Please make sure you have the correct access rights
and the repository exists.

Oh.

Well, at least we got some progress. It did create a blog_repo directory, at least:

$ sudo -u caddy test -d {{ caddy_home }}/blog_repo && echo Created!
Created!

Hmm. Well, that's unfortunate. Why can't it? What happens if we try it? The command would be something like, uh, let me just check man git-clone to see which flags I'd need to pass to specify the ssh key...nothing. Okay, Google.

Oh, right! I've done this before! I'll give it an ~/.ssh/config, and then just use an unqualified domain name:

# ~/.ssh/config
Host bitbucket
    HostName bitbucket.org
    User git
    IdentityFile {{ bitbucket_access_key.filename }}
# From https://stackoverflow.com/a/11251797
    IdentitiesOnly yes

I like to remind myself where I got some information.

Alright, now we can do:

git {
    repo ssh://bitbucket:22/{{ bitbucket_user }}/{{ bitbucket_repo }}
    path ./blog_repo
    key {{ bitbucket_access_key.filename }}
    clone_args --depth=1 --single-branch
    pull_args --all -s recursive -X theirs
    hook {{ webhook_path }}
    hook_type bitbucket
}

Cool. So now, we get:

Cloning into '/var/blog/blog_repo'...
Resource not found
fatal: Could not read from remote repository.
Please make sure you have the correct access rights
and the repository exists.

Huh. No change. Well, maybe we don't have access:

$ sudo -u caddy ssh -T ssh://bitbucket:22
ssh: Could not resolve hostname ssh://bitbucket:22: Name or service not known

What? Oh, right: http.git strips off the ssh://:

$ sudo -u caddy ssh -T bitbucket
authenticated via a deploy key.

You can use git or hg to connect to Bitbucket. Shell access is disabled.

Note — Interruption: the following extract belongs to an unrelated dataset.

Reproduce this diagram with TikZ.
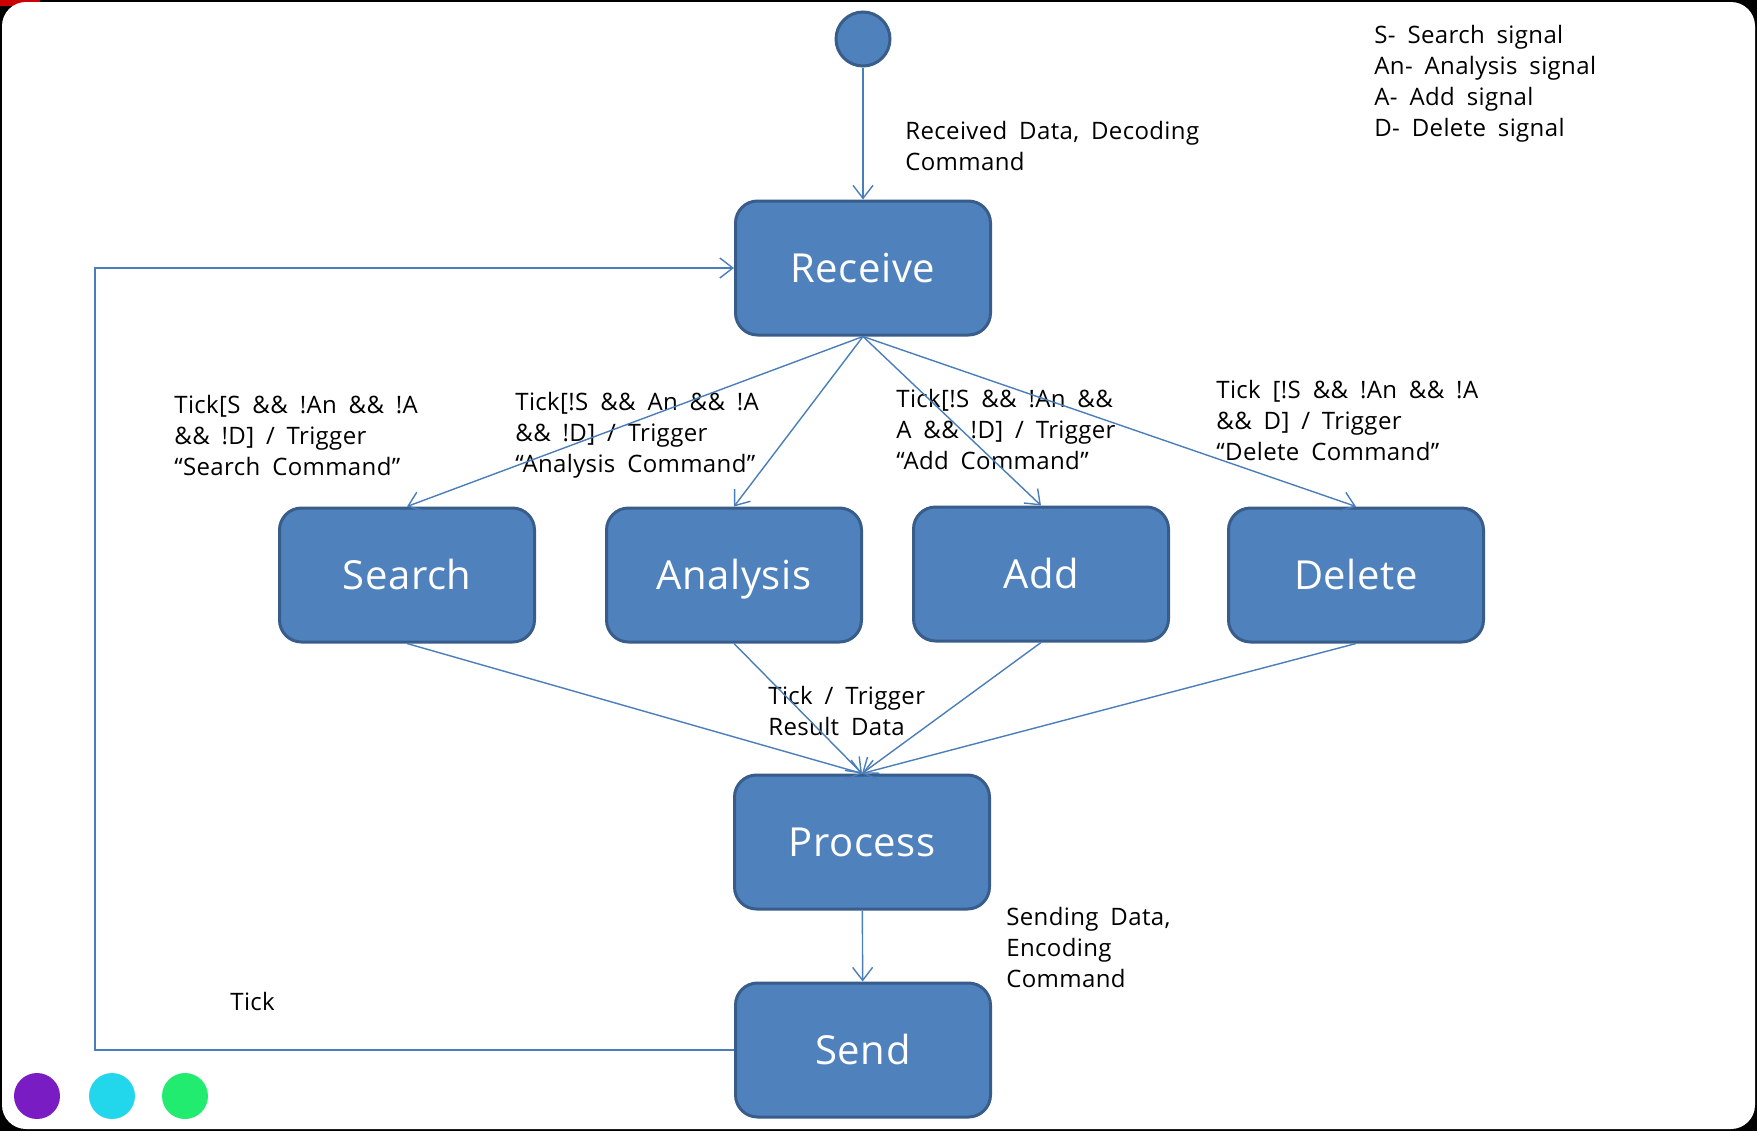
\documentclass[tikz,border=0pt]{standalone}
\usepackage{fontspec}
\setmainfont[WordSpace=1.8,LetterSpace=1.5]{Open Sans}
\usetikzlibrary{arrows.meta}

\definecolor{boxfill}{HTML}{4F81BD}
\definecolor{boxedge}{HTML}{385D8A}
\definecolor{wire}{HTML}{4A7EBB}
\definecolor{dotpurple}{HTML}{7A1CC4}
\definecolor{dotcyan}{HTML}{22D6EC}
\definecolor{dotgreen}{HTML}{22EC70}

\begin{document}
\begin{tikzpicture}
[x=0.5pt,y=-0.5pt,
block/.style ={rectangle, draw=boxedge, fill=boxfill, line width=1.5pt,
rounded corners=11pt, minimum width=127.5pt, minimum height=67pt,
text=white, font=\fontsize{20}{24}\selectfont, inner sep=0pt,
text height=19pt, text depth=4.8pt},
line/.style ={draw=wire, line width=0.7pt, -{Straight Barb[length=6.5pt,width=10pt]}},
note/.style ={align=left, anchor=west, inner sep=0pt,
font=\fontsize{12}{15.5}\selectfont},
dot/.style ={circle, inner sep=0pt, minimum size=23pt}]

% frame
\fill[black] (0,0) rectangle (1757,1131);
\fill[red!80!black] (0,0) rectangle (40,6);
\fill[white, rounded corners=12pt] (2,2) rectangle (1755,1129);

% states
\node [circle, draw=boxedge, fill=boxfill, line width=1.5pt,
minimum size=27pt, inner sep=0pt] (start) at (863,39) {};
\node [block] (recv) at (863,268) {Receive};
\node [block] (search) at (407,575) {Search};
\node [block] (analysis) at (734,575) {Analysis};
\node [block] (add) at (1041,574) {Add};
\node [block] (delete) at (1356,575) {Delete};
\node [block] (process) at (862,842) {Process};
\node [block] (send) at (863,1050) {Send};

% texts
\node [note] (legend) at (1374,84) {S- Search signal\\An- Analysis signal\\A- Add signal\\D- Delete signal};
\node [note] (recvlbl) at (905,146) {Received Data, Decoding\\Command};
\node [note] (searchlbl) at (174,435) {Tick[S \&\& !An \&\& !A\\\&\& !D] / Trigger\\“Search Command”};
\node [note] (analysislbl) at (515,435) {Tick[!S \&\& An \&\& !A\\\&\& !D] / Trigger\\“Analysis Command”};
\node [note] (addlbl) at (896,429) {Tick[!S \&\& !An \&\&\\A \&\& !D] / Trigger\\“Add Command”};
\node [note] (deletelbl) at (1216,420) {Tick [!S \&\& !An \&\& !A\\\&\& D] / Trigger\\“Delete Command”};
\node [note] (resultlbl) at (768,711) {Tick / Trigger\\Result Data};
\node [note] (sendlbl) at (1006,947) {Sending Data,\\Encoding\\Command};
\node [note] (ticklbl) at (230,1001) {Tick};

% transitions
\path [line] (start) -- (recv);
\path [line] (recv.south) -- (search.north);
\path [line] (recv.south) -- (analysis.north);
\path [line] (recv.south) -- (add.north);
\path [line] (recv.south) -- (delete.north);
\path [line] (search.south) -- (process.north);
\path [line] (analysis.south) -- (process.north);
\path [line] (add.south) -- (process.north);
\path [line] (delete.south) -- (process.north);
\path [line] (process) -- (send);
\coordinate (back) at (95,0);
\path [line] (send.west) -- (send.west -| back) -- (recv.west -| back) -- (recv.west);

% window dots
\node [dot, fill=dotpurple] (d1) at (37,1096) {};
\node [dot, fill=dotcyan] (d2) at (112,1096) {};
\node [dot, fill=dotgreen] (d3) at (185,1096) {};
\end{tikzpicture}
\end{document}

This deploy key has read access to the following repositories:
{{ bitbucket_user }}/{{ bitbucket_repo }}

Okay, so our .ssh/config is working. What gives?

Well, with an extraordinarily hacky command, we can see:

sudo systemctl restart caddy ; watch -g -n 0.1 -p pgrep -a git | less -R

I know, different ways you could do it, but it does give an answer, and only needs a reset after:

[?1049h^OEvery 0.1s: pgrep -a gitmatthew.willcockson.family: Thu Jan  9 02:59:53 2020^M18645 /usr/bin/git clone -b master --depth=1 --single-branch bitbucket:22/{{ bitbucket_user }}/{{ bitbucket_repo }} {{ caddy_home }}/blog_repo^M

Oh, yeah, that would cause a problem. Looks like http.git formats the URL as ssh://, requires a port to be specified, and then does not remove the port, which makes git think we're indicating the user is 22, and the git repo is {{ bitbucket_user }}/{{ bitbucket_repo }}.

The really hacky way to fix this would be to try to register a bitbucket.org account, hoping that a username between 1 and 65535 hasn't been registered, and drop {{ bitbucket_user }} from the URL, making ssh://git@bitbucket.org:65535/blog a parseable URL for http.git, and git@bitbucket.org:65535/blog a valid git URL.

The alternative would be to implement building caddy and http.git from scratch, and modify the bash script http.git generates and runs as part of that process.

Ugh, if only I'd used a public repo, then it would've been an easy https://github.com/....

But nooooo! I wanted to have my private and public entries in the same repo, so I don't have to switch between them, as any additional friction is a barrier to me not writing. And it'd be a bit annoying to have to setup git remotes for both the public and private content, especially since I plan on being able to type out things on different machines.


Easy it is. Just need to switch around some OAuth tokens.

Welp, got it working for now! I'll figure out how to get Ansible to do remote cloning, patching, and building of a go webserver later.

On a side note, it's a little weird BitBucket doesn't let you set up 2-factor authentication for a new account without creating an SSH key.


Alright, so I can finally include an ultra simple browse directive for caddy, with a markdown for the files, and that should be good.


Well, I may have said I had it working, but it took a bit more rewrite statements in the Caddyfile, as well as setting the root of the blog inside a directory in the cloned repository, ensuring-

Wait, double checking if matthew.willcockson.family/../private escapes the root.

-that the only things that can be served are the files in the public folder.

There's still some unwanted behaviour:


The default template of the caddy browse directive appears to generate urls relative to the url it's accessed from.

That makes sense, as if the a subdirectory is browsed, you'd want the links to be for items in that directory.

So, one redir /blog /blog/ later, and tada! 🥳

This page is up, /private is not, and everything is in source-controlled configuration management!


Forgot to setup webhooks with the new repository, so I'm adding this line as a check to make sure the webhook is working properly.


Well, cool. Now I have bitbucket's webhook request logging turned on, because the website isn't updating on pushes.


I'm fairly certain that http.git's IP address filtering is returning a 403 for all webhook requests, since caddy is being proxied.

I can test this by setting the webhook to make requests on an unused port, which also has to be opened in ufw.


Wow. To be honest, I was going to give up when I realized I couldn't get the webhook request to work behind the proxy. Then, when trying to figure out how I could prove it's caddy returning the 403, and that the nginx in bitbucket's webhook response viewer is from nginx capturing the 403 and throwing its own, I tried changing errors stderr to errors visible in Caddyfile, but was still getting nothing.

I don't know why trying to figure out "How can I send a request directly to caddy to prove it's the one returning a 403?" worked to help me solve the problem, instead of the original "Oh, we're behind a proxy. How do we get past the IP filtering when all requests come from 127.0.0.1?". Probably because the latter leads to "How to change request IPs?", rather than "How to request caddy?".

Anywho, yes, setting the webhook to a custom port, setting a seperate virtual host for the http.git plugin to watch for requests on an unused port, and opening the port in the firewall does do the trick.


Now that that's been formalized in the blog_deploy, let's test it out 🤞


Works beautifully.

Well, aside from the kludge, but that makes it beautiful in its own w-- No, hacks aren't beautiful. They can be elegant, or clever, but not beautiful. And certainly not these hacks ☹